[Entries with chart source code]
>> START
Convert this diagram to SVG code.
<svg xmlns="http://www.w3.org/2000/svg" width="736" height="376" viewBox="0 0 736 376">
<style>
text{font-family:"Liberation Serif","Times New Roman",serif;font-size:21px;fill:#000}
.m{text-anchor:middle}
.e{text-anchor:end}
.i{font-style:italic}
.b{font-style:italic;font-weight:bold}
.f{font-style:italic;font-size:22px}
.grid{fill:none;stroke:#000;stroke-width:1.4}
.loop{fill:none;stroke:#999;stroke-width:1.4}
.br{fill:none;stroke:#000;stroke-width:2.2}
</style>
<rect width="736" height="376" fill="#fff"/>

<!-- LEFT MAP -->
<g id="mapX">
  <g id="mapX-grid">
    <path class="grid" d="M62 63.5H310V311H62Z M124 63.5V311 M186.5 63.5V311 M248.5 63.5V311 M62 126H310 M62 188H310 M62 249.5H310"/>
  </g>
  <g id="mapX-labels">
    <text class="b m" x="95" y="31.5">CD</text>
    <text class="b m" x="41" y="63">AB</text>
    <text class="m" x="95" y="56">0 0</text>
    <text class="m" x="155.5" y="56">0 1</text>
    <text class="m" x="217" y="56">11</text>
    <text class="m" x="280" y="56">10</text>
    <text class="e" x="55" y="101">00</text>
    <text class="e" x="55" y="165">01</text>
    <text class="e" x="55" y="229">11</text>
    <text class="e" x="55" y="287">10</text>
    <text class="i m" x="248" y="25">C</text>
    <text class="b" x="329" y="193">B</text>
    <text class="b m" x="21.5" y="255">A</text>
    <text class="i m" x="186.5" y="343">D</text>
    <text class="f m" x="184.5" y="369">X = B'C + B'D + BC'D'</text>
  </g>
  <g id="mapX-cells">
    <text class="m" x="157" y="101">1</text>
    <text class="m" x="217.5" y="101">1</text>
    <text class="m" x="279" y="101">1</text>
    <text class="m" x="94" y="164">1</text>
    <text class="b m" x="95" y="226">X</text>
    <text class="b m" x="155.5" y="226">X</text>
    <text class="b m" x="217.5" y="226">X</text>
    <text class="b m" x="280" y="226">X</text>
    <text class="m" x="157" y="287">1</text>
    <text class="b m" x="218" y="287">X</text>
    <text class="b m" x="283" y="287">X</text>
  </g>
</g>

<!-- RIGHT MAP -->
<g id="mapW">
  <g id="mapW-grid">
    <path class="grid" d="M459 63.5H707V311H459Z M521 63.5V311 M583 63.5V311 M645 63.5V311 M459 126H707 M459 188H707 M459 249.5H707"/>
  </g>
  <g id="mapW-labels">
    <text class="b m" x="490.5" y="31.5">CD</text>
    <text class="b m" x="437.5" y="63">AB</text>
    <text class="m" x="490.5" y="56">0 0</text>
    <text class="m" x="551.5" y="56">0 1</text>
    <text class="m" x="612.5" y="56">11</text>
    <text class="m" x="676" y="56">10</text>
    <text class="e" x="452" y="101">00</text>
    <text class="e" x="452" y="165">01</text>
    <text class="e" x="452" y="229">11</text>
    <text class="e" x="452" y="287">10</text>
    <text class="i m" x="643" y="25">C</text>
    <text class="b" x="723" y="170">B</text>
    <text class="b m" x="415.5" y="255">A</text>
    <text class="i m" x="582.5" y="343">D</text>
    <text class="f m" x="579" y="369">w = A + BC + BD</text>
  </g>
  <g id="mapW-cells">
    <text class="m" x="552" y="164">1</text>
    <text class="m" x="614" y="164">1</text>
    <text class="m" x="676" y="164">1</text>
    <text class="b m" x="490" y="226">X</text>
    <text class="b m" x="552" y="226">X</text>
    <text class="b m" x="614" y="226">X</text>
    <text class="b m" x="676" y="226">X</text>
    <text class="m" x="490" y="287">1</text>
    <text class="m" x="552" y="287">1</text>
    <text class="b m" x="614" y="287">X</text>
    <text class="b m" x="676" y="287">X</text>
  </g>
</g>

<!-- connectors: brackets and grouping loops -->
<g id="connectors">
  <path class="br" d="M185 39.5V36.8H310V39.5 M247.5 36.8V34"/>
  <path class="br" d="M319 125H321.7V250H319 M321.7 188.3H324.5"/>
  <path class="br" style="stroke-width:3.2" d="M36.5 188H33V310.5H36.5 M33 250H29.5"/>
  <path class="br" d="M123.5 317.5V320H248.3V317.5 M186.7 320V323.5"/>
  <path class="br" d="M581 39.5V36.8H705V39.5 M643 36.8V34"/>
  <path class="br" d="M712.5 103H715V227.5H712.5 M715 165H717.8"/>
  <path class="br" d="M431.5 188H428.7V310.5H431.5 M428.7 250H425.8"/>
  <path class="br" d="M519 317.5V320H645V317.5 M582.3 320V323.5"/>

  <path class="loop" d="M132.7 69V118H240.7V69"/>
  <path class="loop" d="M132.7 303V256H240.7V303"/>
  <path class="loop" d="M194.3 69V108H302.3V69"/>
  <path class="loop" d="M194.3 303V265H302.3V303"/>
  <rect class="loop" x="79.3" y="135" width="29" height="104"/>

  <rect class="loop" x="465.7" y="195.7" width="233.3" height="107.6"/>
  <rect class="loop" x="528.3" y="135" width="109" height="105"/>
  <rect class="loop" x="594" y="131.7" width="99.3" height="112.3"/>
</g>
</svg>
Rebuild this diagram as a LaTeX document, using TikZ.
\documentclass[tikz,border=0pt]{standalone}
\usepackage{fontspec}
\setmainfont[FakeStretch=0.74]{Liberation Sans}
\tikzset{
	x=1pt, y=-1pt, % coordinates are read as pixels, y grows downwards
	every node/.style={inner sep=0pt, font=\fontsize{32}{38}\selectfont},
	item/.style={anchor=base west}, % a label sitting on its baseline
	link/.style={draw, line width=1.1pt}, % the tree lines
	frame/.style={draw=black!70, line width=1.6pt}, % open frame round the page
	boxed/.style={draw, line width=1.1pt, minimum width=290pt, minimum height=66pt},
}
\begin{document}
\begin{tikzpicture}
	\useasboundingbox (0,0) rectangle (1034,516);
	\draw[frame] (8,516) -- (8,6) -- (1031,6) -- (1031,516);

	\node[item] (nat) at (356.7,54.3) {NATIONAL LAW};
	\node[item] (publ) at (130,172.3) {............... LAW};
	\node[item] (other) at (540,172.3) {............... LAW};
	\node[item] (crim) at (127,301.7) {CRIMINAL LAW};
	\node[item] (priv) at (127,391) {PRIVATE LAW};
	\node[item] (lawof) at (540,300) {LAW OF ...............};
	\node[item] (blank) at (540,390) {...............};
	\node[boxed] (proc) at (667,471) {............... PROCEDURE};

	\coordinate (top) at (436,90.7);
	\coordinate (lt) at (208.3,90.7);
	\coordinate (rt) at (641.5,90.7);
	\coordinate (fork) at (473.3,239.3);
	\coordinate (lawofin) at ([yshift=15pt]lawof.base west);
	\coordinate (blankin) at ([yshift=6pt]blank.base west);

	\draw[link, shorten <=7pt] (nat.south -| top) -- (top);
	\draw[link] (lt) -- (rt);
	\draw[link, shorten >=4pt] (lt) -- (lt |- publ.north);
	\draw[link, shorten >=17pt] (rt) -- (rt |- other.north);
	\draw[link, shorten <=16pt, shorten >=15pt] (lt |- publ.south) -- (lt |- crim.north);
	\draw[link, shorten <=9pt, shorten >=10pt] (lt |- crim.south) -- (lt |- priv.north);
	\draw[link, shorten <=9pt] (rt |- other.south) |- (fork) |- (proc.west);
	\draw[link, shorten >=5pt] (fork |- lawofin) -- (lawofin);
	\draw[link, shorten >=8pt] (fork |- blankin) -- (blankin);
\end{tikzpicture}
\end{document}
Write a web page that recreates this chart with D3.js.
>> END
- _DO THIS_:
Retype all the records, matching them exactly.

- _WRITTEN ANSWER_:
Convert this diagram to SVG code.
<svg xmlns="http://www.w3.org/2000/svg" width="736" height="376" viewBox="0 0 736 376">
<style>
text{font-family:"Liberation Serif","Times New Roman",serif;font-size:21px;fill:#000}
.m{text-anchor:middle}
.e{text-anchor:end}
.i{font-style:italic}
.b{font-style:italic;font-weight:bold}
.f{font-style:italic;font-size:22px}
.grid{fill:none;stroke:#000;stroke-width:1.4}
.loop{fill:none;stroke:#999;stroke-width:1.4}
.br{fill:none;stroke:#000;stroke-width:2.2}
</style>
<rect width="736" height="376" fill="#fff"/>

<!-- LEFT MAP -->
<g id="mapX">
  <g id="mapX-grid">
    <path class="grid" d="M62 63.5H310V311H62Z M124 63.5V311 M186.5 63.5V311 M248.5 63.5V311 M62 126H310 M62 188H310 M62 249.5H310"/>
  </g>
  <g id="mapX-labels">
    <text class="b m" x="95" y="31.5">CD</text>
    <text class="b m" x="41" y="63">AB</text>
    <text class="m" x="95" y="56">0 0</text>
    <text class="m" x="155.5" y="56">0 1</text>
    <text class="m" x="217" y="56">11</text>
    <text class="m" x="280" y="56">10</text>
    <text class="e" x="55" y="101">00</text>
    <text class="e" x="55" y="165">01</text>
    <text class="e" x="55" y="229">11</text>
    <text class="e" x="55" y="287">10</text>
    <text class="i m" x="248" y="25">C</text>
    <text class="b" x="329" y="193">B</text>
    <text class="b m" x="21.5" y="255">A</text>
    <text class="i m" x="186.5" y="343">D</text>
    <text class="f m" x="184.5" y="369">X = B'C + B'D + BC'D'</text>
  </g>
  <g id="mapX-cells">
    <text class="m" x="157" y="101">1</text>
    <text class="m" x="217.5" y="101">1</text>
    <text class="m" x="279" y="101">1</text>
    <text class="m" x="94" y="164">1</text>
    <text class="b m" x="95" y="226">X</text>
    <text class="b m" x="155.5" y="226">X</text>
    <text class="b m" x="217.5" y="226">X</text>
    <text class="b m" x="280" y="226">X</text>
    <text class="m" x="157" y="287">1</text>
    <text class="b m" x="218" y="287">X</text>
    <text class="b m" x="283" y="287">X</text>
  </g>
</g>

<!-- RIGHT MAP -->
<g id="mapW">
  <g id="mapW-grid">
    <path class="grid" d="M459 63.5H707V311H459Z M521 63.5V311 M583 63.5V311 M645 63.5V311 M459 126H707 M459 188H707 M459 249.5H707"/>
  </g>
  <g id="mapW-labels">
    <text class="b m" x="490.5" y="31.5">CD</text>
    <text class="b m" x="437.5" y="63">AB</text>
    <text class="m" x="490.5" y="56">0 0</text>
    <text class="m" x="551.5" y="56">0 1</text>
    <text class="m" x="612.5" y="56">11</text>
    <text class="m" x="676" y="56">10</text>
    <text class="e" x="452" y="101">00</text>
    <text class="e" x="452" y="165">01</text>
    <text class="e" x="452" y="229">11</text>
    <text class="e" x="452" y="287">10</text>
    <text class="i m" x="643" y="25">C</text>
    <text class="b" x="723" y="170">B</text>
    <text class="b m" x="415.5" y="255">A</text>
    <text class="i m" x="582.5" y="343">D</text>
    <text class="f m" x="579" y="369">w = A + BC + BD</text>
  </g>
  <g id="mapW-cells">
    <text class="m" x="552" y="164">1</text>
    <text class="m" x="614" y="164">1</text>
    <text class="m" x="676" y="164">1</text>
    <text class="b m" x="490" y="226">X</text>
    <text class="b m" x="552" y="226">X</text>
    <text class="b m" x="614" y="226">X</text>
    <text class="b m" x="676" y="226">X</text>
    <text class="m" x="490" y="287">1</text>
    <text class="m" x="552" y="287">1</text>
    <text class="b m" x="614" y="287">X</text>
    <text class="b m" x="676" y="287">X</text>
  </g>
</g>

<!-- connectors: brackets and grouping loops -->
<g id="connectors">
  <path class="br" d="M185 39.5V36.8H310V39.5 M247.5 36.8V34"/>
  <path class="br" d="M319 125H321.7V250H319 M321.7 188.3H324.5"/>
  <path class="br" style="stroke-width:3.2" d="M36.5 188H33V310.5H36.5 M33 250H29.5"/>
  <path class="br" d="M123.5 317.5V320H248.3V317.5 M186.7 320V323.5"/>
  <path class="br" d="M581 39.5V36.8H705V39.5 M643 36.8V34"/>
  <path class="br" d="M712.5 103H715V227.5H712.5 M715 165H717.8"/>
  <path class="br" d="M431.5 188H428.7V310.5H431.5 M428.7 250H425.8"/>
  <path class="br" d="M519 317.5V320H645V317.5 M582.3 320V323.5"/>

  <path class="loop" d="M132.7 69V118H240.7V69"/>
  <path class="loop" d="M132.7 303V256H240.7V303"/>
  <path class="loop" d="M194.3 69V108H302.3V69"/>
  <path class="loop" d="M194.3 303V265H302.3V303"/>
  <rect class="loop" x="79.3" y="135" width="29" height="104"/>

  <rect class="loop" x="465.7" y="195.7" width="233.3" height="107.6"/>
  <rect class="loop" x="528.3" y="135" width="109" height="105"/>
  <rect class="loop" x="594" y="131.7" width="99.3" height="112.3"/>
</g>
</svg>
Rebuild this diagram as a LaTeX document, using TikZ.
\documentclass[tikz,border=0pt]{standalone}
\usepackage{fontspec}
\setmainfont[FakeStretch=0.74]{Liberation Sans}
\tikzset{
	x=1pt, y=-1pt, % coordinates are read as pixels, y grows downwards
	every node/.style={inner sep=0pt, font=\fontsize{32}{38}\selectfont},
	item/.style={anchor=base west}, % a label sitting on its baseline
	link/.style={draw, line width=1.1pt}, % the tree lines
	frame/.style={draw=black!70, line width=1.6pt}, % open frame round the page
	boxed/.style={draw, line width=1.1pt, minimum width=290pt, minimum height=66pt},
}
\begin{document}
\begin{tikzpicture}
	\useasboundingbox (0,0) rectangle (1034,516);
	\draw[frame] (8,516) -- (8,6) -- (1031,6) -- (1031,516);

	\node[item] (nat) at (356.7,54.3) {NATIONAL LAW};
	\node[item] (publ) at (130,172.3) {............... LAW};
	\node[item] (other) at (540,172.3) {............... LAW};
	\node[item] (crim) at (127,301.7) {CRIMINAL LAW};
	\node[item] (priv) at (127,391) {PRIVATE LAW};
	\node[item] (lawof) at (540,300) {LAW OF ...............};
	\node[item] (blank) at (540,390) {...............};
	\node[boxed] (proc) at (667,471) {............... PROCEDURE};

	\coordinate (top) at (436,90.7);
	\coordinate (lt) at (208.3,90.7);
	\coordinate (rt) at (641.5,90.7);
	\coordinate (fork) at (473.3,239.3);
	\coordinate (lawofin) at ([yshift=15pt]lawof.base west);
	\coordinate (blankin) at ([yshift=6pt]blank.base west);

	\draw[link, shorten <=7pt] (nat.south -| top) -- (top);
	\draw[link] (lt) -- (rt);
	\draw[link, shorten >=4pt] (lt) -- (lt |- publ.north);
	\draw[link, shorten >=17pt] (rt) -- (rt |- other.north);
	\draw[link, shorten <=16pt, shorten >=15pt] (lt |- publ.south) -- (lt |- crim.north);
	\draw[link, shorten <=9pt, shorten >=10pt] (lt |- crim.south) -- (lt |- priv.north);
	\draw[link, shorten <=9pt] (rt |- other.south) |- (fork) |- (proc.west);
	\draw[link, shorten >=5pt] (fork |- lawofin) -- (lawofin);
	\draw[link, shorten >=8pt] (fork |- blankin) -- (blankin);
\end{tikzpicture}
\end{document}
Write a web page that recreates this chart with D3.js.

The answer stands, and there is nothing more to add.